*PROMPT:* Skip the pictures. Set down, word for word, the lines from the start of the material up to and including the line with "import pandas as pd".

*DATA LINES:*
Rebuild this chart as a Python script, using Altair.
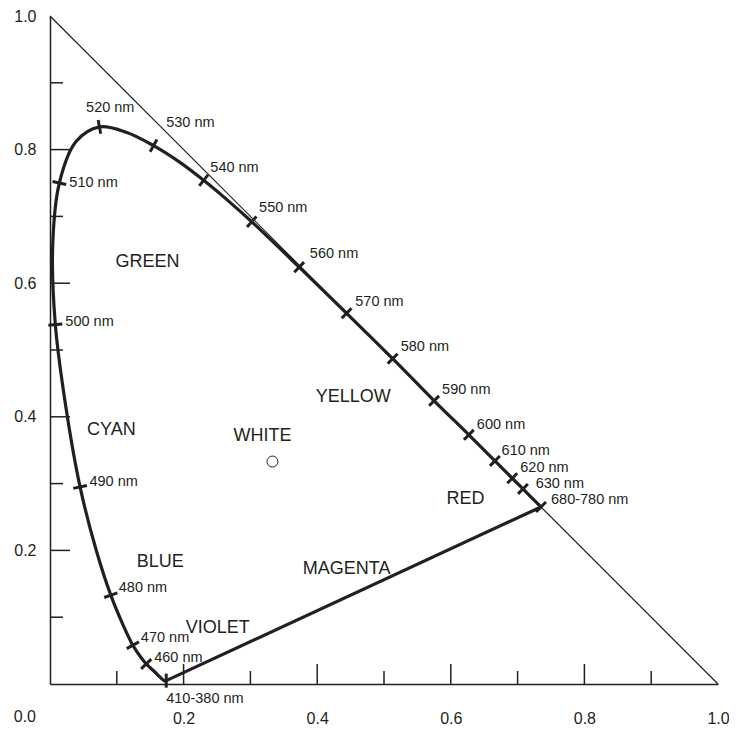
import math
import altair as alt
import pandas as pd

# ---- data ----
WAVELENGTH = [380, 420, 440, 450, 460, 465, 470, 475, 480, 485, 490, 495, 500, 505,
              510, 515, 520, 525, 530, 535, 540, 545, 550, 555, 560, 570, 580, 590,
              600, 610, 620, 630, 640, 680]
LOCUS_X = [0.174, 0.171, 0.164, 0.157, 0.144, 0.136, 0.124, 0.110, 0.091, 0.069, 0.045,
           0.024, 0.008, 0.004, 0.014, 0.039, 0.074, 0.114, 0.155, 0.193, 0.230, 0.266,
           0.302, 0.337, 0.373, 0.444, 0.513, 0.575, 0.627, 0.666, 0.692, 0.708, 0.719,
           0.735]
LOCUS_Y = [0.005, 0.005, 0.011, 0.018, 0.030, 0.040, 0.058, 0.087, 0.133, 0.201, 0.295,
           0.413, 0.538, 0.655, 0.750, 0.812, 0.834, 0.826, 0.806, 0.782, 0.754, 0.724,
           0.692, 0.659, 0.624, 0.555, 0.487, 0.424, 0.373, 0.334, 0.308, 0.292, 0.281,
           0.265]
TICKED_WL = [380, 460, 470, 480, 490, 500, 510, 520, 530, 540, 550, 560, 570, 580, 590,
             600, 610, 620, 630, 680]

NM_LABELS = ["410-380 nm", "460 nm", "470 nm", "480 nm", "490 nm", "500 nm", "510 nm",
             "520 nm", "530 nm", "540 nm", "550 nm", "560 nm", "570 nm", "580 nm",
             "590 nm", "600 nm", "610 nm", "620 nm", "630 nm", "680-780 nm"]
NM_LABEL_X = [0.174, 0.156, 0.136, 0.103, 0.059, 0.023, 0.029, 0.054, 0.174, 0.240,
              0.313, 0.389, 0.457, 0.525, 0.587, 0.639, 0.676, 0.704, 0.727, 0.750]
NM_LABEL_Y = [-0.023, 0.039, 0.069, 0.143, 0.303, 0.542, 0.750, 0.862, 0.840, 0.773,
              0.712, 0.644, 0.572, 0.505, 0.440, 0.387, 0.349, 0.323, 0.299, 0.275]

REGION_LABELS = ["GREEN", "YELLOW", "CYAN", "WHITE", "RED", "BLUE", "VIOLET", "MAGENTA"]
REGION_X = [0.146, 0.454, 0.092, 0.318, 0.622, 0.165, 0.251, 0.444]
REGION_Y = [0.632, 0.430, 0.380, 0.371, 0.277, 0.182, 0.084, 0.172]

WHITE_X = [0.333]
WHITE_Y = [0.333]

TRIANGLE_X = [0.0, 1.0]
TRIANGLE_Y = [1.0, 0.0]

AXIS_LABELS = [0.2, 0.4, 0.6, 0.8, 1.0]
AXIS_TICKS = [0.1, 0.2, 0.3, 0.4, 0.5, 0.6, 0.7, 0.8, 0.9]
MAJOR_TICKS = [0.2, 0.4, 0.6, 0.8]
ORIGIN_LABEL = ["0.0"]

# ---- styling ----
INK = "#231f20"
FONT = "Liberation Sans"
PLOT = 668
MAJOR_LEN = 20 / PLOT
MINOR_LEN = 13 / PLOT

locus = pd.DataFrame({"wl": WAVELENGTH, "x": LOCUS_X, "y": LOCUS_Y,
                      "order": list(range(len(WAVELENGTH)))})

# tick orientation perpendicular to the locus
angles = []
for wl in TICKED_WL:
    i = WAVELENGTH.index(wl)
    p = max(i - 1, 0)
    n = min(i + 1, len(WAVELENGTH) - 1)
    dx = LOCUS_X[n] - LOCUS_X[p]
    dy = LOCUS_Y[n] - LOCUS_Y[p]
    a = math.degrees(math.atan2(-dy, dx)) + 90
    angles.append(a % 180)
ticks_df = pd.DataFrame({
    "x": [LOCUS_X[WAVELENGTH.index(w)] for w in TICKED_WL],
    "y": [LOCUS_Y[WAVELENGTH.index(w)] for w in TICKED_WL],
    "angle": angles,
})

purple = locus.iloc[[0, len(locus) - 1]]

xscale = alt.Scale(domain=[0, 1], nice=False, zero=False)
yscale = alt.Scale(domain=[0, 1], nice=False, zero=False)

common_axis = dict(ticks=False, grid=False, domainColor=INK, domainWidth=1.5,
                   labelFont=FONT, labelFontSize=16, labelColor=INK, title=None,
                   labelFlush=False, labelOverlap=False, format=".1f",
                   values=AXIS_LABELS)
xaxis = alt.Axis(labelPadding=26, **common_axis)
yaxis = alt.Axis(labelPadding=14, **common_axis)


def X(field):
    return alt.X(field, scale=xscale, axis=xaxis, title=None)


def Y(field):
    return alt.Y(field, scale=yscale, axis=yaxis, title=None)


hyp = alt.Chart(pd.DataFrame({"x": TRIANGLE_X, "y": TRIANGLE_Y})).mark_line(
    color=INK, strokeWidth=1.2).encode(x=X("x:Q"), y=Y("y:Q"))

locus_line = alt.Chart(locus).mark_line(
    color=INK, strokeWidth=3.2, interpolate="catmull-rom").encode(
    x=X("x:Q"), y=Y("y:Q"), order="order:Q")

purple_line = alt.Chart(purple).mark_line(color=INK, strokeWidth=3.2).encode(
    x=X("x:Q"), y=Y("y:Q"), order="order:Q")

locus_ticks = alt.Chart(ticks_df).mark_point(
    shape="stroke", size=196, strokeWidth=3, color=INK, opacity=1,
    filled=False).encode(x=X("x:Q"), y=Y("y:Q"),
                         angle=alt.Angle("angle:Q", scale=None))

white = alt.Chart(pd.DataFrame({"x": WHITE_X, "y": WHITE_Y})).mark_point(
    shape="circle", size=120, strokeWidth=1, color=INK, opacity=1,
    filled=False).encode(x=X("x:Q"), y=Y("y:Q"))

nm_text = alt.Chart(pd.DataFrame({"x": NM_LABEL_X, "y": NM_LABEL_Y,
                                  "t": NM_LABELS})).mark_text(
    align="left", baseline="middle", font=FONT, fontSize=14.5, color=INK).encode(
    x=X("x:Q"), y=Y("y:Q"), text="t:N")

region_text = alt.Chart(pd.DataFrame({"x": REGION_X, "y": REGION_Y,
                                      "t": REGION_LABELS})).mark_text(
    align="center", baseline="middle", font=FONT, fontSize=18, color=INK).encode(
    x=X("x:Q"), y=Y("y:Q"), text="t:N")

tick_df = pd.DataFrame({"v": AXIS_TICKS,
                        "len": [MAJOR_LEN if v in MAJOR_TICKS else MINOR_LEN
                                for v in AXIS_TICKS],
                        "zero": [0.0] * len(AXIS_TICKS)})
xticks = alt.Chart(tick_df).mark_rule(color=INK, strokeWidth=1.5).encode(
    x=X("v:Q"), y=Y("zero:Q"), y2="len:Q")
yticks = alt.Chart(tick_df).mark_rule(color=INK, strokeWidth=1.5).encode(
    y=Y("v:Q"), x=X("zero:Q"), x2="len:Q")

origin = alt.Chart(pd.DataFrame({"x": [0.0], "y": [0.0], "t": ORIGIN_LABEL})).mark_text(
    align="right", baseline="middle", dx=-14, dy=33, font=FONT, fontSize=16,
    color=INK).encode(x=X("x:Q"), y=Y("y:Q"), text="t:N")

chart = alt.layer(
    hyp, xticks, yticks, purple_line, locus_line, locus_ticks, white,
    nm_text, region_text, origin
).properties(
    width=PLOT, height=PLOT,
    autosize=alt.AutoSizeParams(type="none"),
    padding={"left": 42, "top": 8, "right": 11, "bottom": 41},
).configure_view(stroke=None)

chart.save("out.html", embed_options={"renderer": "svg", "actions": False})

*WORKED ANSWER:*
Rebuild this chart as a Python script, using Altair.
import math
import altair as alt
import pandas as pd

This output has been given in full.